Há dias publiquei um post dedicado a «Le Havre», o mais recente filme de Aki Kaurismaki, com o título «Afinal ainda se fazem filmes assim», a propósito da sua simplicidade e beleza, tão ao gosto do Cinema do finlandês. O mesmo título quase (e sublinho o quase) poderia ser aplicado a uma crítica sobre «Amor», não fosse o filme de Haneke muito mais complexo do que à partida parece. Mas é, sem sombra de dúvidas, A (assim mesmo, com A maiúsculo) estreia desta semana e muito provavelmente o melhor filme que passará pelas nossas salas até ao final deste ano. Sem contar com o regresso de «A Mulher Que Viveu Duas Vezes», obviamente, mas isso é outra conversa.
Vencedor da Palma de Ouro na última edição do Festival de Cannes, o novo filme de Michael Haneke acompanha a história de George (Jean-Louis Trintignant) e Anne (Emmanuelle Riva), um casal de idosos pertencente à classe alta, a partir do momento em que Anne sofre um ataque e começa a perder aos poucos as suas capacidades. «Amor» podia ter sido apenas mais um melodrama sobre as agruras do envelhecimento e como um homem trata da sua mulher, o amor da sua vida (calculamos que de sempre, nunca chegamos a saber).
Mas num filme do austríaco as coisas nunca são assim tão simples. A câmara de Haneke volta a funcionar, como aconteceu em tantos outros filmes do realizador, como o nosso próprio olhar invasor para dentro daquelas duas vidas.

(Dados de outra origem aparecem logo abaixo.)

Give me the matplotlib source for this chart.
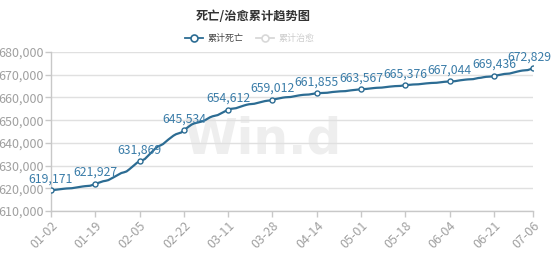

Literalmente. Não há mais nada para lá do apartamento de George e Anne (tirando uma breve sequência no início do filme) e as restantes personagens parecem, tal como nós, voyeurs da situação do casal. Obrigadas a assistir ao desenrolar da situação, lidando da melhor forma possível com a mesma, muitas vezes sem saber como, e tentando confortar George na sua nova condição. Como às tantas diz George à filha (que nesta cena em específico até podia ser um de nós, espectadores do filme), em mais uma daquelas provocações tão ao jeito de Haneke, «estas coisas não são para ser vistas». Mas Haneke insiste em mostrá-las e ninguém resiste a desviar o olhar e sente a necessidade de ver como está Anne. Mesmo sabendo à partida que não vai gostar do que vai ver ou se sentirá desconfortável.
São estes pequenos detalhes que fazem a marca do realizador austríaco, que consegue analisar, como poucos cineastas nos dias de hoje, os sentimentos humanos de uma forma fria, sem cair no óbvio ou em mostrar as coisas de forma demasiado chocante. E em certas sequências «Amor» é duro de engolir, pois não sabemos em que posição gostaríamos de estar (na de George ou na de Anne) ou mesmo o que fazer naquela situação, que inevitavelmente nos poderá acontecer um dia. No final tudo se resume a uma bela história de amor, daquelas que pensamos já não existir nos dias de hoje, em que o que é bom hoje amanhã já não interessa para nada.
Não poderia terminar este post sem destacar a (enorme) interpretação dos dois protagonistas. Jean-Louis Trintignant, que regressa aos ecrãs depois de um afastamento voluntário do Cinema que durou quase uma década, é o que passa mais tempo no ecrã, mas o desempenho de Emmanuelle Riva é um daqueles que ficará como um dos melhores e mais marcantes do ano. Poucos actores serão capazes de se expor tanto como a protagonista de «Amor» o faz neste filme. E um filme que trata o Amor e o envelhecimento sem cair num tom de excessivo melodramismo não merece passar ao lado de ninguém. Quanto mais não seja para pensarmos a sério nestas coisas e não empurrá-las para debaixo do tapete. O que, no fundo, é o que Michael Haneke nos propõe na maioria dos seus filmes. E este não é excepção.